• AIM: Among the entries that follow, locate the line with "Emit a Python" and the line with "body margin offset". Output those lines and all lines in between, exactly, minus the pictures.
--
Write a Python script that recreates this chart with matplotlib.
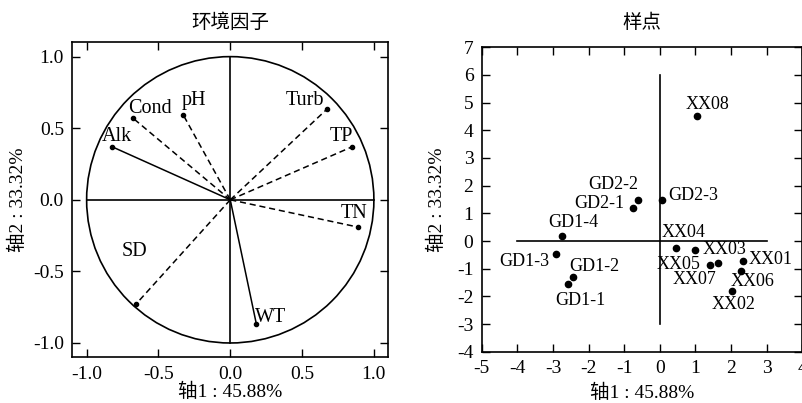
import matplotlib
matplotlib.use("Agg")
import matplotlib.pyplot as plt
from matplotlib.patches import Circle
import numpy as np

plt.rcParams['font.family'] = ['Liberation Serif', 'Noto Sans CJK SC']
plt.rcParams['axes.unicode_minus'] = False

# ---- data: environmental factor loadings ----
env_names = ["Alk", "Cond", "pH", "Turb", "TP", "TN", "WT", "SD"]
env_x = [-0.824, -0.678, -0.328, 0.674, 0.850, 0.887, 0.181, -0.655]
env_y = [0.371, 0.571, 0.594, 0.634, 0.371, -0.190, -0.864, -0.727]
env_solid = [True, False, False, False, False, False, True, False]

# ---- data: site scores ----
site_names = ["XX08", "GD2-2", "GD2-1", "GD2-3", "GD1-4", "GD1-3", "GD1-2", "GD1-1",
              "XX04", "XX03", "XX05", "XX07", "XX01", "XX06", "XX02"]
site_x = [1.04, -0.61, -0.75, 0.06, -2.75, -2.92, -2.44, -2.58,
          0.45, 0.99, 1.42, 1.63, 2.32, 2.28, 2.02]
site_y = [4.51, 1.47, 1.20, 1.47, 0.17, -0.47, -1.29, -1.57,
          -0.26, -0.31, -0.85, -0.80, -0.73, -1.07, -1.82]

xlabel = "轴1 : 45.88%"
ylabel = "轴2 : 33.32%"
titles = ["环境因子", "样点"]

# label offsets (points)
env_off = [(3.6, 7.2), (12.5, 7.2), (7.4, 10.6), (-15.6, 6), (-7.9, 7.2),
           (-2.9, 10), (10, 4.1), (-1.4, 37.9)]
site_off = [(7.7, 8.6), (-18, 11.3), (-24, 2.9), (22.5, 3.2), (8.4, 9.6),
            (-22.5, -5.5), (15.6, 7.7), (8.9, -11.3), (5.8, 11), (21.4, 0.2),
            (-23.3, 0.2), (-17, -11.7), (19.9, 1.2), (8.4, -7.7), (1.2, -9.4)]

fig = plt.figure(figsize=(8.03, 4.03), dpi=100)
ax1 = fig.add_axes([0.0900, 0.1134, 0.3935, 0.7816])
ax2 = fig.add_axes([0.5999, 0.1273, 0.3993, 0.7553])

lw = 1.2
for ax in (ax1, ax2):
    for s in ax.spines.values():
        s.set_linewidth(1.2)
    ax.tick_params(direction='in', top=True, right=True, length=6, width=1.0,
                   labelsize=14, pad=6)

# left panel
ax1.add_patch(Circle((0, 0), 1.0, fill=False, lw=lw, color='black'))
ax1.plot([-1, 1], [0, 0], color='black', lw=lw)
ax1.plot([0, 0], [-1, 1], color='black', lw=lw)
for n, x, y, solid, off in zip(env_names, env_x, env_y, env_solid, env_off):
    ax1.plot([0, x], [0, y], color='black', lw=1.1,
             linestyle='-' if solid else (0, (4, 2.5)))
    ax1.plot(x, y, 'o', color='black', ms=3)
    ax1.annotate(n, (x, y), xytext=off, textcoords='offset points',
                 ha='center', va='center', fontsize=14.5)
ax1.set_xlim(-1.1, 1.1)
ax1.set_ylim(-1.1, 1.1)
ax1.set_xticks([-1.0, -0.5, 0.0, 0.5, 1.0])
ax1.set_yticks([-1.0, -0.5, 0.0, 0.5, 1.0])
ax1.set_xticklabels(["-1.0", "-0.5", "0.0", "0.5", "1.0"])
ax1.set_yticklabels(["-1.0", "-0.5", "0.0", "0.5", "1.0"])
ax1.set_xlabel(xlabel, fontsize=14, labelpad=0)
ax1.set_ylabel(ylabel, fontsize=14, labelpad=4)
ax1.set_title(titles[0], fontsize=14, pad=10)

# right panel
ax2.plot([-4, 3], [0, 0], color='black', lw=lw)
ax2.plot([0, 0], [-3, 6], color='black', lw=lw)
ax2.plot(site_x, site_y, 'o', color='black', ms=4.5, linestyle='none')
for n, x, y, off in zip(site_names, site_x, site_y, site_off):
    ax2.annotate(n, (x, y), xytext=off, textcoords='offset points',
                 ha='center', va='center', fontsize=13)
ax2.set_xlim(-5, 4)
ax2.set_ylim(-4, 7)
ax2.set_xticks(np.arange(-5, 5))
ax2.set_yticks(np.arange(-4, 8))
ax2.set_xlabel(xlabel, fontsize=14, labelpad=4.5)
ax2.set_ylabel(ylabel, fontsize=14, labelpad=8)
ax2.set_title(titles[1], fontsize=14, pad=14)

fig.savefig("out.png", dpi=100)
--
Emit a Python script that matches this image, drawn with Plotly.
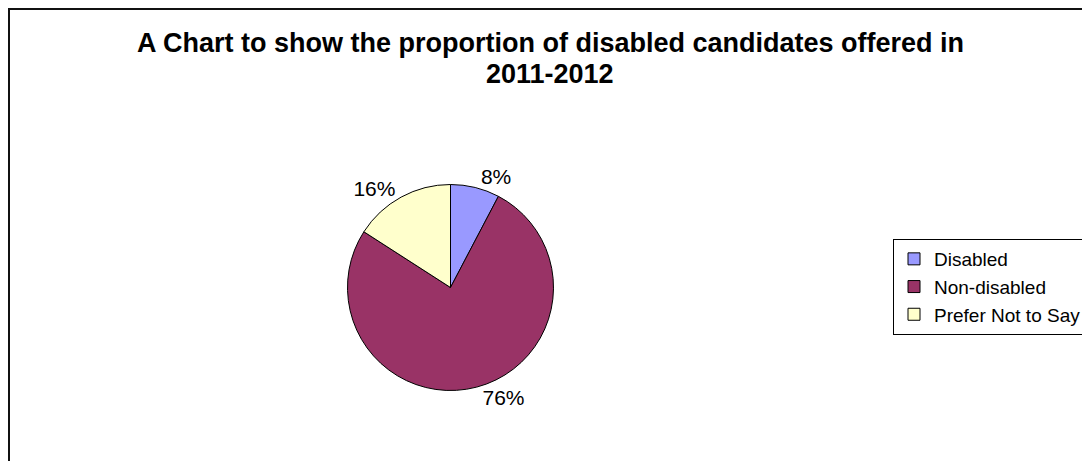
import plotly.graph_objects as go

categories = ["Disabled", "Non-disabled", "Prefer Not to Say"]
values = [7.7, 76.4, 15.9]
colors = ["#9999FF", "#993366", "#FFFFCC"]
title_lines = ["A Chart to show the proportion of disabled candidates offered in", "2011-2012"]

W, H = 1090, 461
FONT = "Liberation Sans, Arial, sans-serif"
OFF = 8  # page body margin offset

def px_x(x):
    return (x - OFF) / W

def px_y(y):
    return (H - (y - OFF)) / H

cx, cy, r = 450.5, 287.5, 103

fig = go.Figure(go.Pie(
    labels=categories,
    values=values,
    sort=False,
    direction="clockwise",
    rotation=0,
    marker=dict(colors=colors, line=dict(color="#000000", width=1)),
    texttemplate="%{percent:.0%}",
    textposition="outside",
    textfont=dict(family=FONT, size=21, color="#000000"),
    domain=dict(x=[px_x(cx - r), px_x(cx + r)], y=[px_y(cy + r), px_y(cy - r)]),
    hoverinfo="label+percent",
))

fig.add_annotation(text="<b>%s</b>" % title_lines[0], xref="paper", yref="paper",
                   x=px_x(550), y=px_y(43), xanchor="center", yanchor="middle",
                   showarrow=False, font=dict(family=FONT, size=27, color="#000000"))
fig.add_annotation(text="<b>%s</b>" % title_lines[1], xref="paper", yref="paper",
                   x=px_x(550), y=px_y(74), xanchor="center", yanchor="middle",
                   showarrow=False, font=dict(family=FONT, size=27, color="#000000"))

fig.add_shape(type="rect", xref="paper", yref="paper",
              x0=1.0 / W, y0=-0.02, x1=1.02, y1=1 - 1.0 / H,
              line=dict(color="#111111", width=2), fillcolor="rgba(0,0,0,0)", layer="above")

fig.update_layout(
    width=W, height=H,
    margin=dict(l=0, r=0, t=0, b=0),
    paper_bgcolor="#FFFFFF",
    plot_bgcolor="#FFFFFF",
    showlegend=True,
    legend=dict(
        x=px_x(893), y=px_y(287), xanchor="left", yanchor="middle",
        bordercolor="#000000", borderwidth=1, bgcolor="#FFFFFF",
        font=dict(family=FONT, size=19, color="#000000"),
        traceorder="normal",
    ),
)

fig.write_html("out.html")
--
• ANSWER TO THE EXERCISE:
Emit a Python script that matches this image, drawn with Plotly.
import plotly.graph_objects as go

categories = ["Disabled", "Non-disabled", "Prefer Not to Say"]
values = [7.7, 76.4, 15.9]
colors = ["#9999FF", "#993366", "#FFFFCC"]
title_lines = ["A Chart to show the proportion of disabled candidates offered in", "2011-2012"]

W, H = 1090, 461
FONT = "Liberation Sans, Arial, sans-serif"
OFF = 8  # page body margin offset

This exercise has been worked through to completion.